Honors and Personal Life
Scott has received multiple Academy Award nominations for Best Director, including for Thelma & Louise, Gladiator, and Black Hawk Down. He was knighted in 2003 for services to the film industry and received the BAFTA Fellowship in 2018. His career-long presence at major festivals and guilds reflects both craftsmanship and durability across decades and genres.

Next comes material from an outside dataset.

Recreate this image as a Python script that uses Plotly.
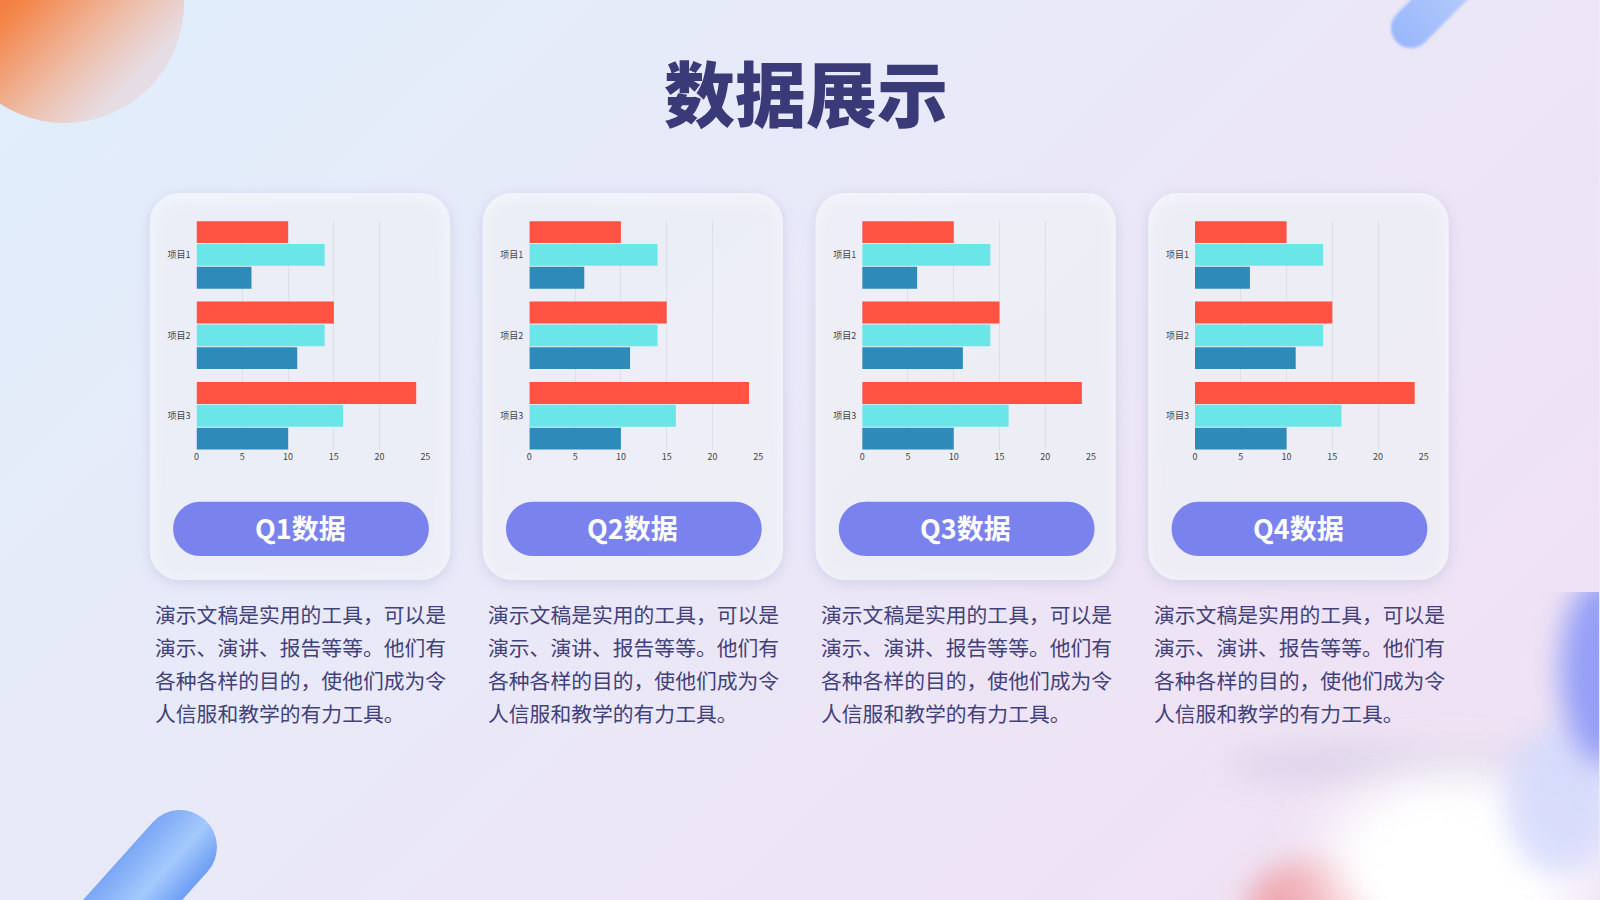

Family and collaborators have been central throughout. Tony Scott, his brother and fellow director, was a creative ally until Tony's death in 2012, and Scott has often spoken of that bond. He has three children, Jake, Luke, and Jordan, each of whom has directed, extending the family's filmmaking tradition. Giannina Facio, an actor and producer who has appeared in and produced several of his films, is his longtime partner and later wife. Regular collaboration with actors such as Russell Crowe, Denzel Washington, Joaquin Phoenix, Matt Damon, Michael Fassbender, and Sigourney Weaver has helped Scott shape performances that match his visual ambition.
Legacy
From Alien and Blade Runner to Gladiator and The Martian, Ridley Scott's body of work has influenced how filmmakers imagine space travel, antiquity, and contemporary institutions alike. Through RSA and Scott Free he created pathways for other directors and producers, working with partners like David W. Zucker, Steven Zaillian, and Denis Villeneuve to sustain a culture of craft. Combining painterly composition with practical problem-solving, he transformed commercial and cinematic images into worlds that feel lived-in, emotionally resonant, and endlessly revisitable.